China and Vietnam expand agricultural trade
Dongxing, a city on the Chinese border with Vietnam, is a good example of the fast-expanding agricultural trade between the two neighboring nations in recent years.
Statistics published by the city, with a population of 200,000, in the Guangxi Zhuang autonomous region showed that its trading volume with Vietnam reached 19.2 billion yuan ($2.68 billion) in the first 10 months of 2023, up 161 percent year-on-year.
Most transactions involved farm produce, ranging from tropical fruits to aquatic products.
Partly due to such a jump in cross-border business, Dongxing inaugurated a special venue for inspecting agricultural products only at a local border crossing in March.
Last month, construction of another three such venues was completed. The facilities, which are yet to be opened, are intended to fast-track customs checks for perishable goods including plants, frozen seafood and aquatic products.
While addressing a bilateral trade event, Peng Shaoguan, the city's Party secretary, said Dongxing is willing to work with Vietnam to promote the high-quality development of such trade.
Agricultural trade between the two countries started to boom after the signing of the China-Association of Southeast Asian Nations Free Trade Area, which took effect in 2010, allowing tariff-free trade between China and Southeast Asian countries.
After China's signing of the Regional Comprehensive Economic Partnership pact, a free-trade agreement with 14 Asia-Pacific nations, including Vietnam, that took effect last year, the scope of the tariff remission expanded.
Vietnam pledged to remove tariffs immediately or in stages for 91.3 percent of agricultural imports from China, including frozen seafood, eggs and honey.
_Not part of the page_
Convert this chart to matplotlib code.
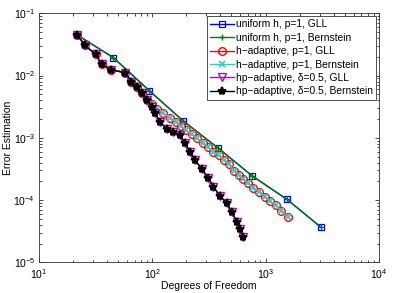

China has pledged to do the same for 92.6 percent of agricultural imports from Vietnam.
Guangxi has been at the forefront of such trade. Customs data published by Nanning, the regional capital, showed that Vietnam-Guangxi trade reached about 223 billion yuan in the first 11 months of this year, up 31 percent year-on-year.
Cheng Yingchao, a customs official in Nanning, told China News Service that this was the largest increase since 2016.
Over the same period, agricultural imports from Vietnam surged 57 percent year-on-year to 7.49 billion yuan.
Vietnamese durians were a new favorite in Guangxi and across China. The prickly tropical fruit was approved for import in July 2022. From January to November, Guangxi bought 4.16 billion yuan worth of durians from Vietnam, more than eight times the figure during the same period last year.
The RCEP agreement, which has created the world's largest trading bloc, promotes the import of a range of Vietnamese fruits such as passion fruit and bananas, as well as fruits from other countries in the region.
China and Vietnam have in recent years emerged as each other's most crucial agricultural trade partner, official figures showed, and the two countries are seeking closer ties under the RCEP.
The trade volume of farm produce between the two neighbors jumped from $2.1 billion in 2010 to $9.4 billion in 2020, according to China's Ministry of Agriculture and Rural Affairs.
In 2020, China bought almost $4 billion worth of agricultural products from Vietnam — a major producer of rice, corn, coffee and rubber — up from $770 million a decade ago. Chinese agricultural exports to its southern neighbor also soared over the period, from $1.35 billion to $5.49 billion.
China was Vietnam's second-largest destination for agricultural exports after the United States by 2020, as well as the primary source of such imports at the time.
Vietnam's agricultural trade with China in 2019 accounted for 18 percent of its total, which was twice that of 2010, the ministry said.
In the first eight months of this year, China overtook the US to become Vietnam's largest market for farm produce, official figures showed.